One of the hooded shapes stepped forward, silhouetted in bright light, and pointed toward John. "Creekmore," the man said, and John knew it was Lee Sayre's voice even muffled through the mask, "this town's suffered enough misery from that woman and her boy! Surely you know by now they're not gonna renounce their ways! So we've come to set forth our terms. ..."
"Terms?" John said. "Lee, what're you talkin' about?"
"No names, Creekmore! You took an oath!"
"That was when I was on the other side of that mask! What are y'all supposed to be? A vigilante squad? A hangin' party? Did you bring your tar and feathers? What right do you have runnin' your cars up on my land and raisin' hell like—"
"Every right!" Sayre bellowed.,"Because of the uniform we wear, and because we live in this town!"
"We've got the right to beat your ass too, Creekmore!" someone called out—Ralph Leighton's voice. "You'd best watch your mouth!"
Sayre said firmly, "We want the woman and the boy out of Hawthorne. We want 'em out tonight. John, you and your parents were all born and raised here, and you've always been a good, God-fearin' man. For years you were able to keep that woman in her place, but now that the boy's got the demon in him too the both of them are too strong for you. But we've decided you can stay here if you want to, John. It's not your fault you've been saddled with this corruption. ..."
"NO!" John shouted. "This is our home, damn it! This is my wife and son you're talkin' about!"
"It's been decided," Sayre said. "We want them gone before something else happens around here."
"We want that accursed boy out of this town!" Ralph Leighton stepped forward, jabbing a finger at Billy. "First the crops went bad after he was born, and the land ain't been too good ever since! Then Dave Booker killed his whole family, and guess who was the Booker boy's friend? Then Link Patterson got sliced up at the sawmill, and we all know about that! Now there are fine kids lying in the ground and in the hospital, and just guess who was there to see it happen? My son got a faceful of splinters and broke his arm, but thank God he'll be all right, or I'd be carryin' a gun right now! He told me he heard that boy shout that everybody was going to die, that the boy was cursin' everybody and puttin' some kind of spell on 'em! Even J.J. Falconer himself said the boy's just like the mother! That boy spreads Death with him wherever he goes!"
"You lyin' sonofabitch!" John shouted, trembling with rage.

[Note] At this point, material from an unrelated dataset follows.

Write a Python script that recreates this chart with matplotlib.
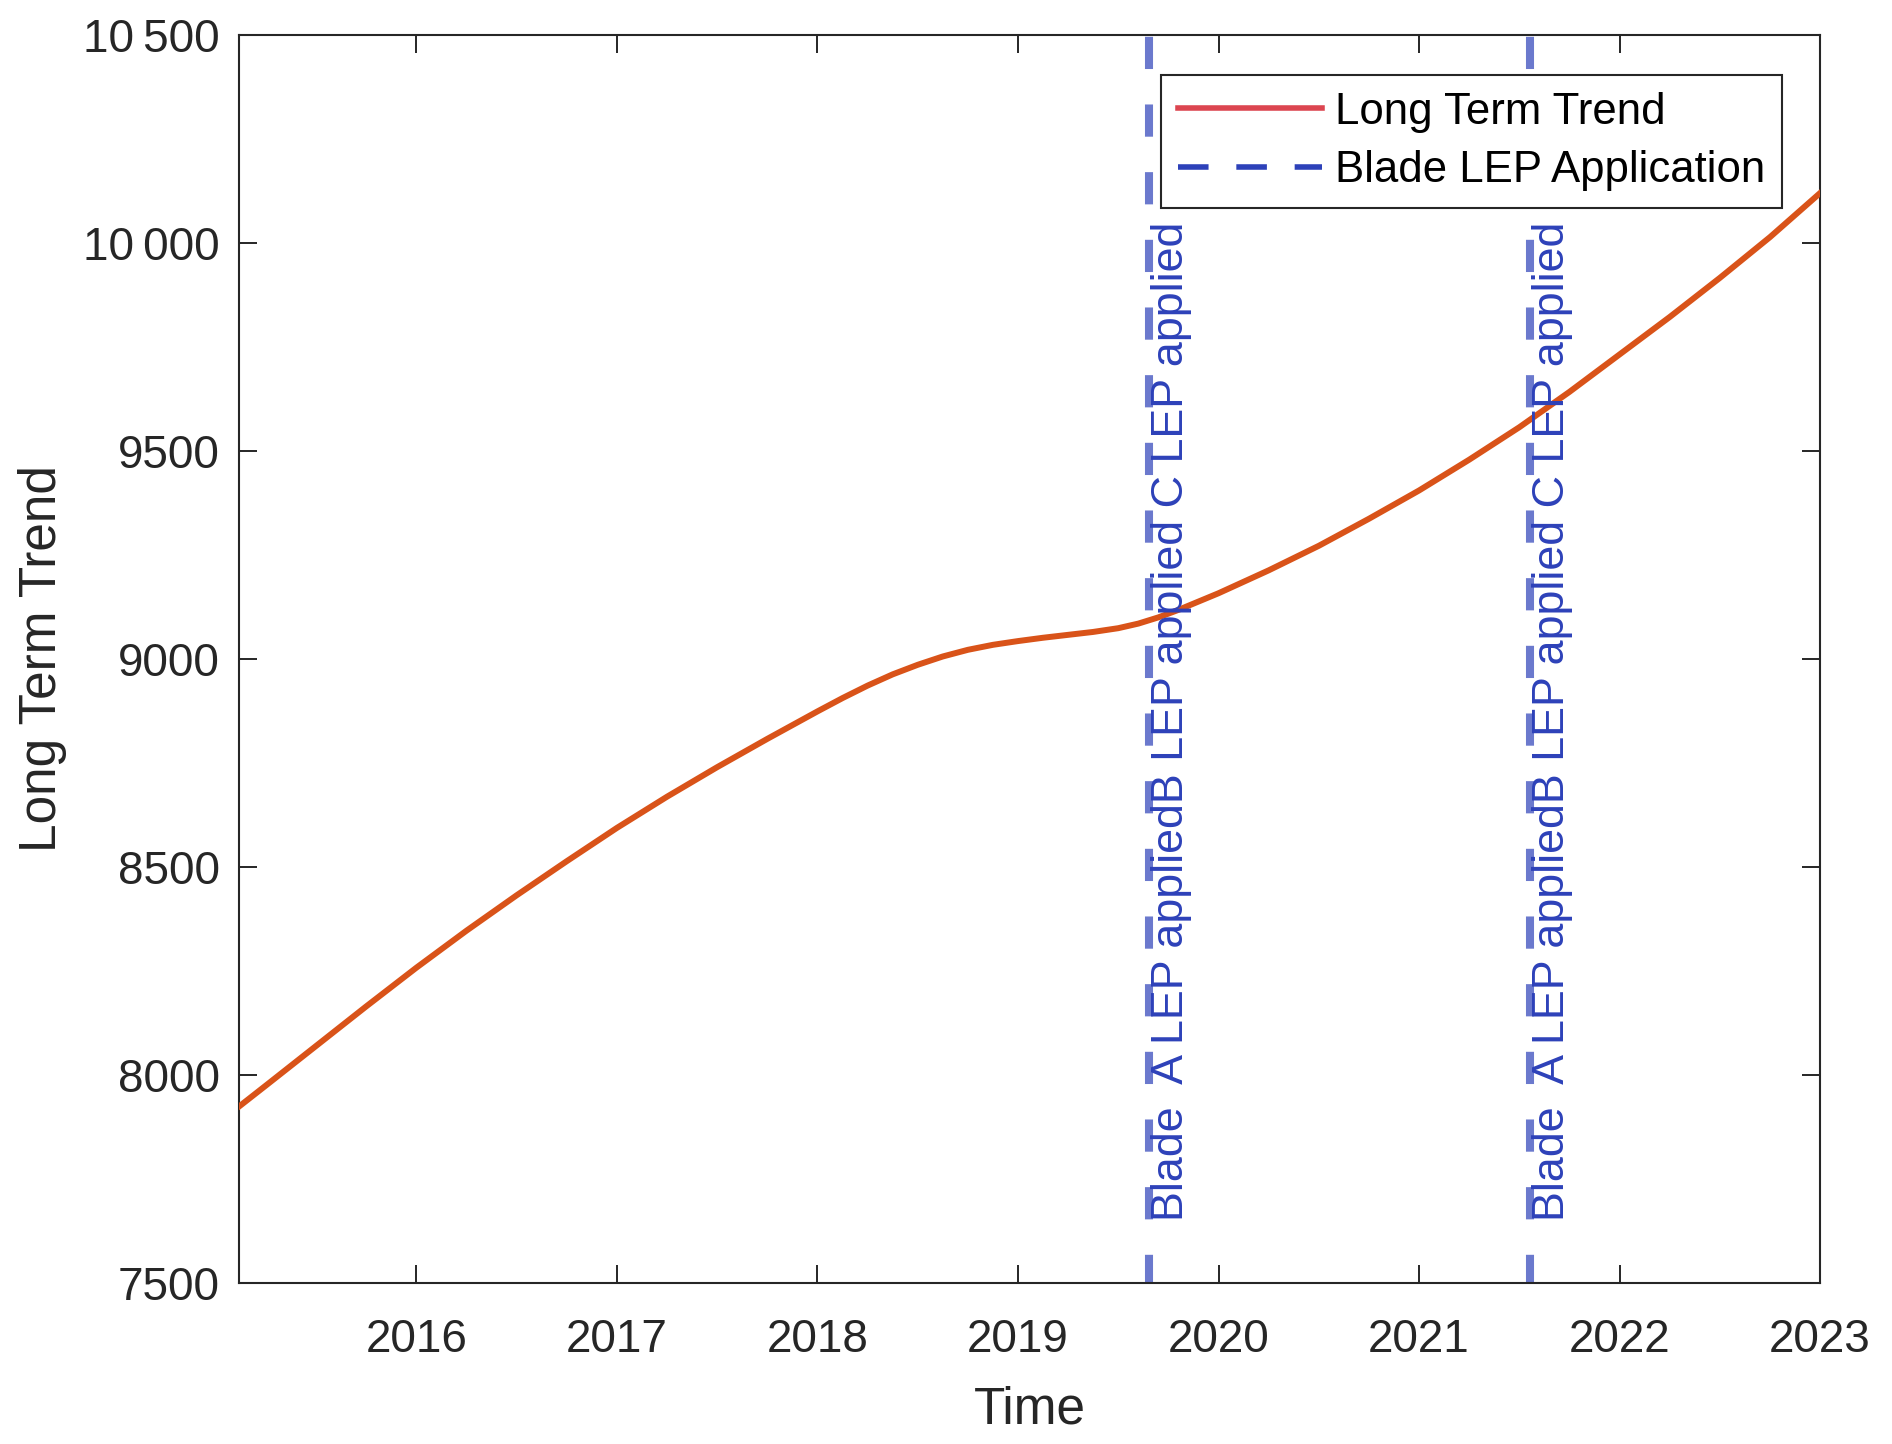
import matplotlib
matplotlib.use('Agg')
import matplotlib.pyplot as plt
from matplotlib.lines import Line2D

######Data######

# time in decimal years, long term trend value
years = [2015.115, 2015.25, 2015.50, 2015.75, 2016.00, 2016.25, 2016.50, 2016.75,
         2017.00, 2017.25, 2017.50, 2017.75, 2018.00, 2018.125, 2018.25, 2018.375,
         2018.50, 2018.625, 2018.75, 2018.875, 2019.00, 2019.125, 2019.25, 2019.375,
         2019.50, 2019.60, 2019.70, 2019.80, 2019.90, 2020.00, 2020.25, 2020.50,
         2020.75, 2021.00, 2021.25, 2021.50, 2021.75, 2022.00, 2022.25, 2022.50,
         2022.75, 2023.00]
trend = [7924, 7975, 8070, 8165, 8258, 8347, 8432, 8514,
         8594, 8669, 8740, 8808, 8874, 8906, 8936, 8963,
         8986, 9006, 9022, 9034, 9043, 9051, 9058, 9065,
         9074, 9085, 9100, 9118, 9138, 9158, 9213, 9272,
         9337, 9405, 9479, 9557, 9642, 9732, 9822, 9916,
         10014, 10120]

# dates of the LEP applications
lep_dates = [2019.653, 2021.553]
lep_text = 'Blade  A LEP appliedB LEP applied C LEP applied'

x_ticks = [2016, 2017, 2018, 2019, 2020, 2021, 2022, 2023]
x_tick_labels = ['2016', '2017', '2018', '2019', '2020', '2021', '2022', '2023']
y_ticks = [7500, 8000, 8500, 9000, 9500, 10000, 10500]
y_tick_labels = ['7500', '8000', '8500', '9000', '9500', '10\u2009000', '10\u2009500']

######Plot######

plt.rcParams['font.family'] = ['Liberation Sans', 'DejaVu Sans']
axis_color = '#262626'

fig = plt.figure(figsize=(18.92, 14.44), dpi=100)
ax = fig.add_axes([0.1263, 0.1115, 0.962 - 0.1263, 0.9758 - 0.1115])

ax.plot(years, trend, color='#d95319', lw=4.3, zorder=3)

for d in lep_dates:
    ax.axvline(d, color='#2d41b9', alpha=0.7, lw=5.8,
               linestyle=(0.5, (4.0, 4.4)), zorder=2)
    ax.text(d + 0.17, 7650, lep_text, rotation=90, rotation_mode='anchor',
            ha='left', va='baseline', color='#2d41b9', fontsize=32.3, zorder=4)

ax.set_xlim(2015.115, 2023.0)
ax.set_ylim(7500, 10500)
ax.set_xticks(x_ticks)
ax.set_xticklabels(x_tick_labels)
ax.set_yticks(y_ticks)
ax.set_yticklabels(y_tick_labels)

ax.tick_params(axis='both', direction='in', length=13, width=1.4,
               colors=axis_color, labelsize=33, top=True, right=True)
ax.tick_params(axis='x', pad=25)
ax.tick_params(axis='y', pad=14)
for s in ax.spines.values():
    s.set_color(axis_color)
    s.set_linewidth(1.5)

ax.set_xlabel('Time', fontsize=37, color=axis_color)
ax.set_ylabel('Long Term Trend', fontsize=37, color=axis_color)
ax.xaxis.set_label_coords(0.5, -0.082)
ax.yaxis.set_label_coords(-0.109, 0.5)

handles = [Line2D([0], [0], color='#dc4550', lw=4),
           Line2D([0], [0], color='#2d41b9', lw=4, linestyle=(0, (5.5, 5.0)))]
leg = ax.legend(handles, ['Long Term Trend', 'Blade LEP Application'],
                loc='upper right', bbox_to_anchor=(0.976, 0.968), borderaxespad=0,
                fontsize=31.5, handlelength=3.3, handletextpad=0.3,
                borderpad=0.38, labelspacing=0.4, fancybox=False, framealpha=1)
leg.get_frame().set_edgecolor('#262626')
leg.get_frame().set_linewidth(1.5)
leg.set_zorder(5)

fig.savefig('out.png', dpi=100, facecolor='white')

"Who's stirred you up?" Ramona's voice carried over the angered yelling, and she stepped forward to the edge of the porch. She stared down at the sheeted shapes. "You're like dumb cattle, stampeded this way and that by the sound of thunder! You don't understand a thing about me or my son! Did that evangelist put you up to this?"

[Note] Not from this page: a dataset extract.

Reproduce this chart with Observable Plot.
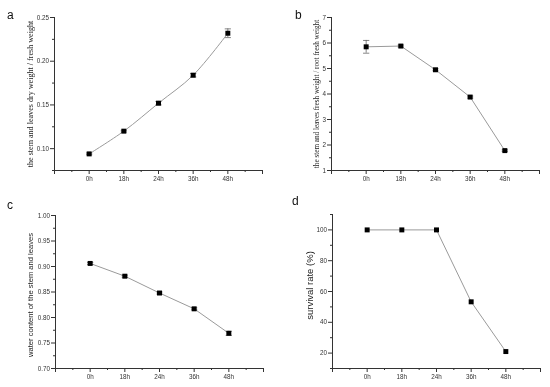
<!DOCTYPE html>
<html>
<head>
<meta charset="utf-8">
<script src="https://cdn.jsdelivr.net/npm/d3@7"></script>
<script src="https://cdn.jsdelivr.net/npm/@observablehq/plot@0.6"></script>
<style>
  html, body { margin: 0; padding: 0; background: #fff; }
  #wrap { position: relative; width: 550px; height: 387px; overflow: hidden; background: #fff; }
  .panel { position: absolute; will-change: transform; }
  .letter { position: absolute; font-family: "Liberation Sans", Arial, sans-serif; font-size: 12px; color: #111; line-height: 1; }
</style>
</head>
<body>
<div id="wrap"></div>
<script>
// ---- data ----
const timeLabels = ["0h", "18h", "24h", "36h", "48h"];

const dryRatio = [0.094, 0.120, 0.152, 0.184, 0.232];
const dryRatioErr = [0.001, 0.001, 0.002, 0.002, 0.005];

const freshRatio = [5.85, 5.88, 4.95, 3.88, 1.78];
const freshRatioErr = [0.25, 0.04, 0.04, 0.04, 0.03];

const waterContent = [0.906, 0.881, 0.848, 0.817, 0.769];
const waterContentErr = [0.002, 0.002, 0.002, 0.002, 0.004];

const survivalRate = [100, 100, 100, 53.3, 21];
const survivalRateErr = [0, 0, 0, 0, 0];

const panelLetters = ["a", "b", "c", "d"];
const yLabels = [
  "the stem and leaves dry weight / fresh weight",
  "the stem and leaves fresh weight / root fresh weight",
  "water content of the stem and leaves",
  "survival rate (%)"
];

// ---- drawing ----
const wrap = document.getElementById("wrap");
const xMajor = [-1, 0, 1, 2, 3, 4, 5];
const xMinor = [-0.5, 0.5, 1.5, 2.5, 3.5, 4.5];

function panel(cfg) {
  const data = cfg.values.map((v, i) => ({i, v, e: cfg.errs[i]}));
  const capW = 0.09;
  const eb = data.filter(d => d.e > 0);
  const plot = Plot.plot({
    width: cfg.width,
    height: cfg.height,
    marginLeft: cfg.ml, marginRight: cfg.mr, marginTop: cfg.mt, marginBottom: cfg.mb,
    style: {fontFamily: "'Liberation Sans', Arial, sans-serif", fontSize: "6.3px", color: "#333", background: "transparent", overflow: "visible"},
    x: {domain: [-1, 5], axis: null},
    y: {domain: cfg.domain, axis: null},
    marks: [
      Plot.ruleX([-1], {stroke: "#333", strokeWidth: 1}),
      Plot.ruleY([cfg.domain[0]], {stroke: "#333", strokeWidth: 1}),
      Plot.axisX({ticks: xMajor, tickSize: 4, tickPadding: 2, label: null,
        tickFormat: d => (d >= 0 && d <= 4 ? timeLabels[d] : "")}),
      Plot.axisX({ticks: xMinor, tickSize: 2, tickFormat: () => "", label: null}),
      Plot.axisY({ticks: cfg.major, tickSize: 4, tickPadding: 1.5, tickFormat: cfg.fmt, label: null}),
      Plot.axisY({ticks: cfg.minor, tickSize: 2, tickFormat: () => "", label: null}),
      Plot.line(data, {x: "i", y: "v", stroke: "#9a9a9a", strokeWidth: 1, curve: cfg.curve}),
      Plot.ruleX(eb, {x: "i", y1: d => d.v - d.e, y2: d => d.v + d.e, stroke: "#666", strokeWidth: 0.8}),
      Plot.link(eb, {x1: d => d.i - capW, x2: d => d.i + capW, y1: d => d.v + d.e, y2: d => d.v + d.e, stroke: "#666", strokeWidth: 0.8}),
      Plot.link(eb, {x1: d => d.i - capW, x2: d => d.i + capW, y1: d => d.v - d.e, y2: d => d.v - d.e, stroke: "#666", strokeWidth: 0.8}),
      Plot.dot(data, {x: "i", y: "v", symbol: "square", r: 2.8, fill: "#000", stroke: "none"}),
      Plot.text([cfg.label], {frameAnchor: "left", rotate: -90, textAnchor: "middle", dx: cfg.ldx, dy: cfg.ldy || 0,
        fontFamily: cfg.serif ? "'Liberation Serif', 'Times New Roman', serif" : "'Liberation Sans', Arial, sans-serif",
        fontSize: cfg.lfs, fill: "#222"})
    ]
  });
  plot.classList.add("panel");
  plot.style.left = cfg.left + "px";
  plot.style.top = cfg.top + "px";
  wrap.appendChild(plot);
  const L = document.createElement("div");
  L.className = "letter";
  L.textContent = cfg.letter;
  L.style.left = cfg.lx + "px";
  L.style.top = cfg.ly + "px";
  wrap.appendChild(L);
}

const f2 = d3.format(".2f");
const range = (a, b, s) => d3.range(a, b + s / 2, s).map(v => +v.toFixed(4));

panel({
  left: 0, top: 0, width: 275, height: 193, ml: 54, mr: 13, mt: 17, mb: 23,
  values: dryRatio, errs: dryRatioErr, domain: [0.075, 0.25],
  major: [0.10, 0.15, 0.20, 0.25], minor: [0.075, 0.125, 0.175, 0.225], fmt: f2,
  curve: "catmull-rom", label: yLabels[0], serif: true, lfs: 8.1, ldx: -24,
  letter: panelLetters[0], lx: 7, ly: 9
});
panel({
  left: 275, top: 0, width: 275, height: 193, ml: 56, mr: 11, mt: 17, mb: 23,
  values: freshRatio, errs: freshRatioErr, domain: [1, 7],
  major: range(1, 7, 1), minor: range(1.5, 6.5, 1), fmt: d3.format("d"),
  curve: "linear", label: yLabels[1], serif: true, lfs: 7.2, ldx: -15,
  letter: panelLetters[1], lx: 295, ly: 9
});
panel({
  left: 0, top: 194, width: 275, height: 193, ml: 55, mr: 12, mt: 21, mb: 19,
  values: waterContent, errs: waterContentErr, domain: [0.70, 1.00],
  major: range(0.70, 1.00, 0.05), minor: range(0.725, 0.975, 0.05), fmt: f2,
  curve: "linear", label: yLabels[2], serif: false, lfs: 7.6, ldx: -25, ldy: 3,
  letter: panelLetters[2], lx: 7, ly: 199
});
panel({
  left: 275, top: 194, width: 275, height: 193, ml: 57, mr: 10, mt: 20, mb: 19,
  values: survivalRate, errs: survivalRateErr, domain: [10, 110],
  major: range(20, 100, 20), minor: range(10, 110, 20), fmt: d3.format("d"),
  curve: "linear", label: yLabels[3], serif: false, lfs: 9.5, ldx: -23, ldy: -6,
  letter: panelLetters[3], lx: 292, ly: 195
});
</script>
</body>
</html>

"Come on," Leighton shouted. "Time's wastin'!" He moved toward the house, and the ring of Klansmen closed in. "Put that knife down, you squaw-cat, 'fore I have to take it and cut off your tits. . . ." And then he grunted with pain and surprise, because John had leaped upon him, driving him to the ground. They cursed and rolled, grappling at each other as the Klansmen cheered Leighton on.
A rock crashed through the window behind Ramona. Then another stone was flung, hitting her on the shoulder. She gasped and went down on her knees, and then a white hooded shape leaped up onto the porch and kicked the knife from her hand. The Klansman looked up as Billy came at him like a whirlwind; the boy couldn't clench his hands yet to make fists, so he hit him with a shoulder block that lifted the man up and carried him off the porch and onto the ground on his back, sounding like a potato sack as he hit.